My mid-wife came in and asked me what my plans were for the day. I said that my husband was going to take me home so I could get better aquainted with my couch and he was going to work.

He said no to that and told me that we were having a baby that day. The ultrasound had indicated that the baby was around nine pounds, seven ounces and climbing. "There is no time like the present," he said.

They took me over to the hospital wing and started the induction. This was at noon. By 2:30p.m. I was dilated to 3 cm. and they broke my water. My midwife then told me that he would not be delivering my child because he was going out of town. I would be working with the other midwife whom I had never met.

I was in hard labor by 6 p.m. and had an epidural at 10 p.m. The nurse, who was fantastic, was sure that we would have the baby by midnight. Well, midnight came and went. Around 1:30 a.m. they turned off my epidural and had me pushing by 2:30 a.m.

I pushed for two hours and the baby never moved. We then found out that I was not completely dilated. I pushed for another three hours, and there was still no progress. I was exhausted and in so much pain.

Finally the midwife called the doctor on duty and they proceeded with a vacum extraction. They discovered that the source of the problem was not the baby's head; it was the shoulders that were stuck in the birth canal. That baby was not coming out on its own.

The nurse jumped on the bed and started pushing on my stomach. I didn't even know when the baby was out until they told me to stop pushing.

I saw them take a bundle over to the warmer and by then, there were about 14 people in the room. I couldn't see my baby. Then someone told me that we had a baby girl. I was so happy.
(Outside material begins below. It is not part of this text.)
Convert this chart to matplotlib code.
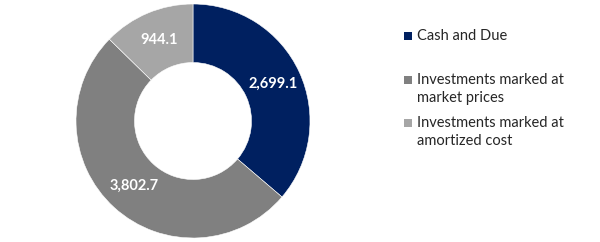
import matplotlib.pyplot as plt
from matplotlib.patches import Rectangle

plt.rcParams['font.family'] = ['Lato', 'DejaVu Sans']

# data
categories = ['Cash and Due', 'Investments marked at\nmarket prices',
              'Investments marked at\namortized cost']
values = [2699.1, 3802.7, 944.1]
colors = ['#002060', '#808080', '#A6A6A6']

W, H = 600, 242
fig = plt.figure(figsize=(6, 2.42), dpi=100)

# donut: centre ~ (193,121) px, radius ~117 px
ax = fig.add_axes([76 / W, 4 / H, 234 / W, 234 / H])
labels = [f'{v:,.1f}' for v in values]
wedges, texts = ax.pie(values, colors=colors, startangle=90, counterclock=False,
                       radius=1, labels=labels, labeldistance=0.75,
                       wedgeprops=dict(width=0.5, edgecolor='white', linewidth=0.4),
                       textprops=dict(color='white', fontsize=10.5, fontweight='bold'))
for t in texts:
    t.set_ha('center')
    t.set_va('center')
ax.set_xlim(-1, 1)
ax.set_ylim(-1, 1)
ax.set_aspect('equal')
ax.axis('off')

# legend, drawn by hand so the marker sits on the first line
ys = [36, 80, 123]
for lab, col, y in zip(categories, colors, ys):
    fig.patches.append(Rectangle((404 / W, (H - y - 4) / H), 8 / W, 8 / H,
                                 transform=fig.transFigure, facecolor=col,
                                 edgecolor='none'))
    fig.text(417 / W, (H - y + 7) / H, lab, fontsize=10.5, color='#262626',
             va='top', ha='left', linespacing=1.4)

fig.savefig('out.png', dpi=100)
That feeling was soon overshadowed by fear because she was not crying. They were giving her oxygen and I could see her little foot kicking, but she still hadn't cried.

Then they said that they had to take her out. I begged them to at least show her to me before they left. They held her up as they ran out. It was 8:09 a.m.
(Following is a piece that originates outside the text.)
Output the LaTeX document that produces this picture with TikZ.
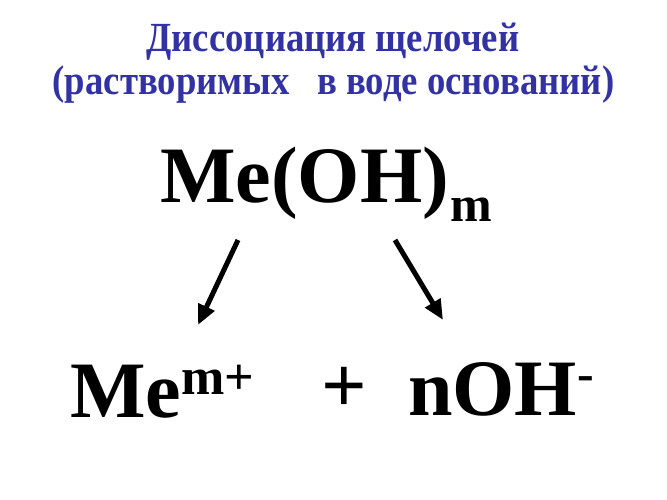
\documentclass[tikz,border=0pt]{standalone}
\usepackage{fontspec}
\setmainfont{Liberation Serif}
\usetikzlibrary{arrows.meta}
\definecolor{titleblue}{RGB}{50,50,165}
\newcommand{\titletext}[1]{\scalebox{1.02}[1.15]{#1}}
\tikzset{
  title/.style={font=\fontsize{36}{36}\selectfont\bfseries, text=titleblue, inner sep=0pt},
  formula/.style={font=\fontsize{80}{80}\selectfont\bfseries, inner sep=0pt},
  arr/.style={line width=5pt, -{Triangle[length=20pt,width=17pt]}}
}
\begin{document}
\begin{tikzpicture}[x=1pt,y=1pt]
\useasboundingbox[fill=white] (0,0) rectangle (667,500);
\node[title, anchor=base] (t1) at (333,448) {\titletext{Диссоциация щелочей}};
\node[title, anchor=base] (t2) at (333.5,405) {\titletext{(растворимых \ \ в воде оснований)}};
\node[formula, anchor=base west] (top) at (160,297) {Me(OH)\kern2pt\raisebox{-19pt}{\fontsize{50}{50}\selectfont m}};
\node[formula, anchor=base west] (me) at (70,82) {Me\raisebox{23pt}{\fontsize{52}{52}\selectfont m+}};
\node[formula, anchor=center] (plus) at (344,110) {+};
\node[formula, anchor=base west] (oh) at (408,84) {nOH\raisebox{25pt}{\fontsize{50}{50}\selectfont -}};
\coordinate (a1s) at (238,260);
\coordinate (a1e) at (198,175);
\coordinate (a2s) at (395,260);
\coordinate (a2e) at (443,180);
\draw[arr] (a1s) -- (a1e);
\draw[arr] (a2s) -- (a2e);
\end{tikzpicture}
\end{document}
I didn't see her again until 2:30 p.m. that day. She was in the NICU, was connected to tubes and was receiving oxygen. She had central lines in her umbilical cord and all sorts of monitors hooked up to her. I was terified. I was also amazed that something so beautiful was mine.

The nurses in the NICU were terrific. They made us feel at home and were very positive about her condition.

It didn't take her long, only about another hour, and the doctors removed her tube and she started breathing on her own with gusto. They explained that because she had got stuck in the birth canal she had been stunned more than anything else. They knew she would be fine. She continued to progress in leaps and bounds, and only stayed in the hospital one day longer than I did.

It wasn't until much later that I found out she had broken her collarbone during the delivery. She was born weighing nine pounds, eleven ounces and was twenty two inches tall. No wonder she got stuck.

She is now a happy, healthy five-month-old who rolls over and is about ready to crawl. No matter the pain, she is worth it, a thousand times over.